When we established the v1 bias-correction protocol, the L10 structure family was our weakest point. We had exactly one anchor—τ-MnAl—which handed us a brutal -423 K Curie temperature residual. That left a dangling question: was the screening chain fundamentally broken for L10 materials, or was τ-MnAl just a pathological outlier?
To find out, I ran the existing prediction routes on an ICSD-anchored FePt L10 structure FePt L10 CIF (P4/mmm). The results settle the question. The model predicts a Tc of 514 K against an experimental baseline of 750 K, yielding a residual of -236 K. The magnetic moment prediction (3.18 μB/cell) also aligns cleanly with experimental values, showing none of the wild scaling artifacts we worried about.
This matters because it transitions the L10 Tc correction from a single-point upper bound to a genuine family mean. The new L10 Tc residual mean is -330 K (n=2). It is still a significant underprediction, but it is systemic and correctable.

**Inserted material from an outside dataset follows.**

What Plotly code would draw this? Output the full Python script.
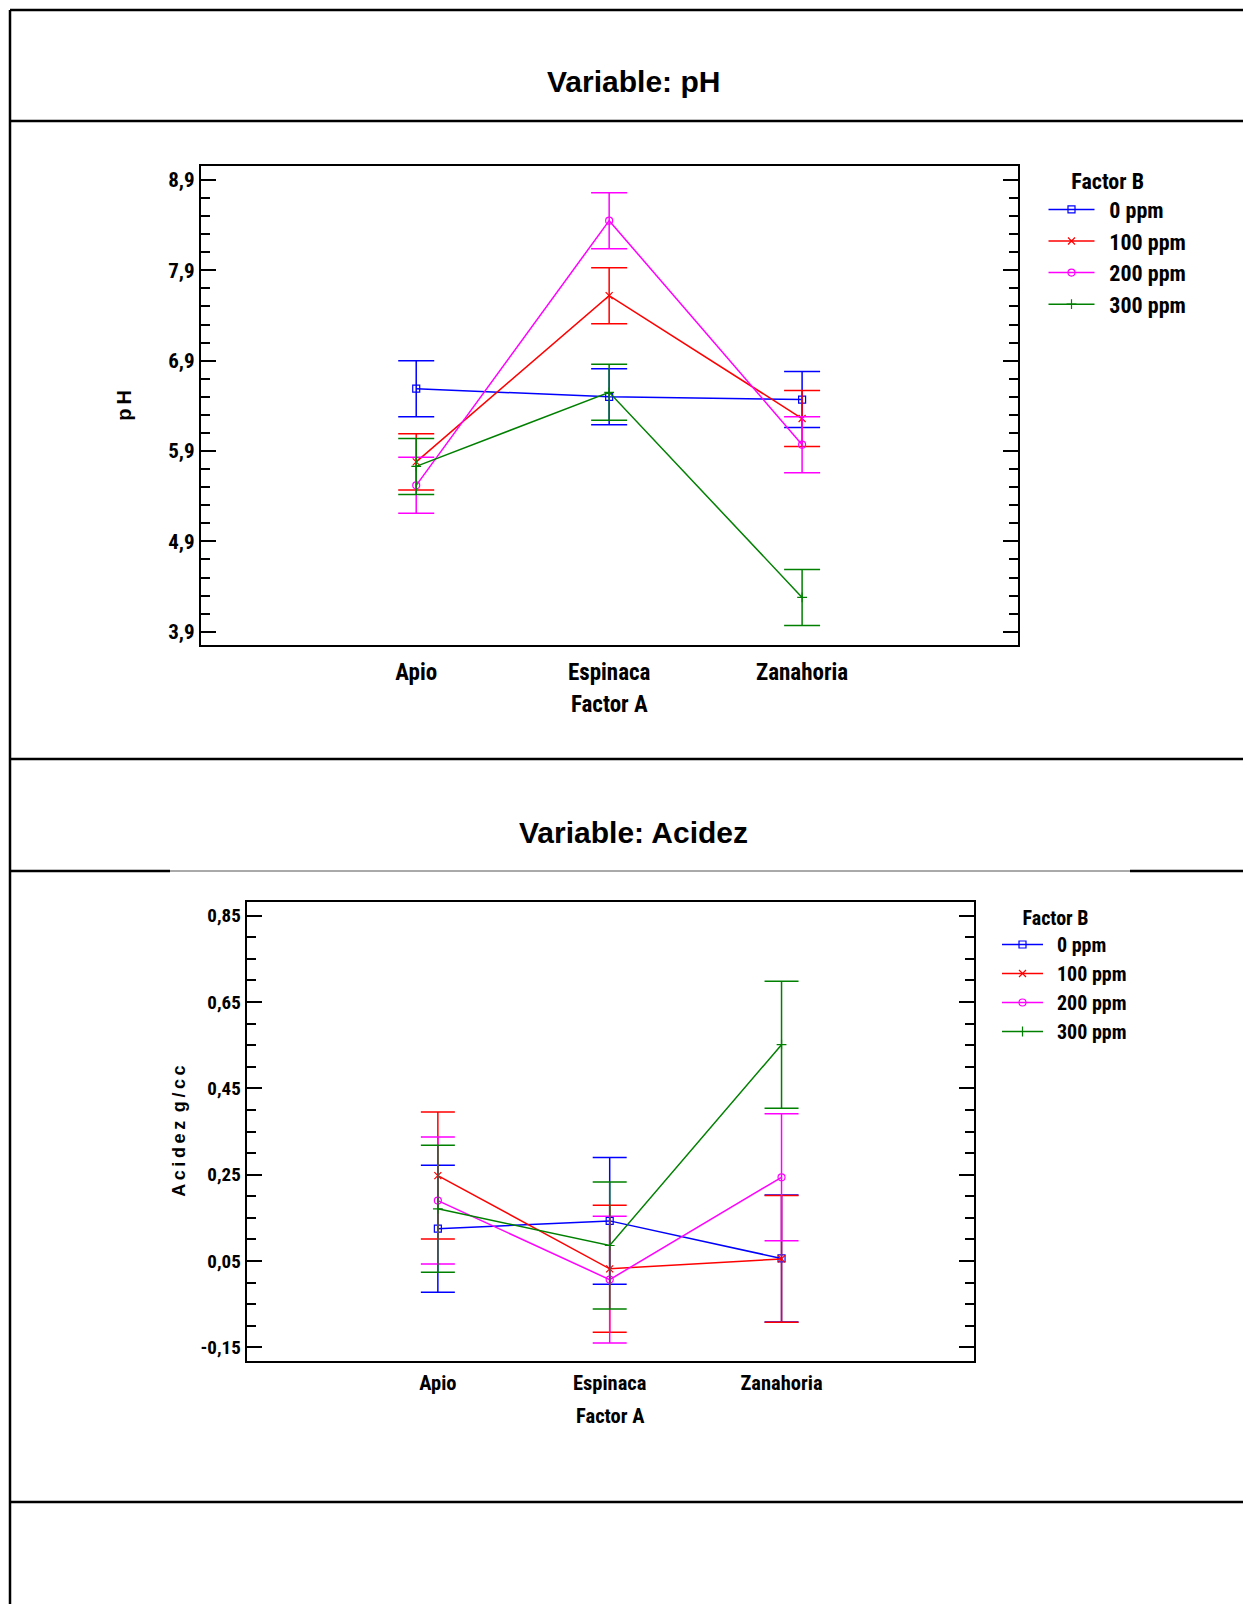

We now have statistical permission to trust the per-family correction table. Candidates that previously tripped the Tc gate can be re-evaluated with this -330 K adjustment applied. The forward path is unblocked for D0_19-MnGa and Nowotny chimney-ladder screening, as the calibration artifact is no longer a blocker.
Adding a second L10 anchor resolves whether the screening chain Tc underprediction is a structural-family bias or a compound-specific anomaly.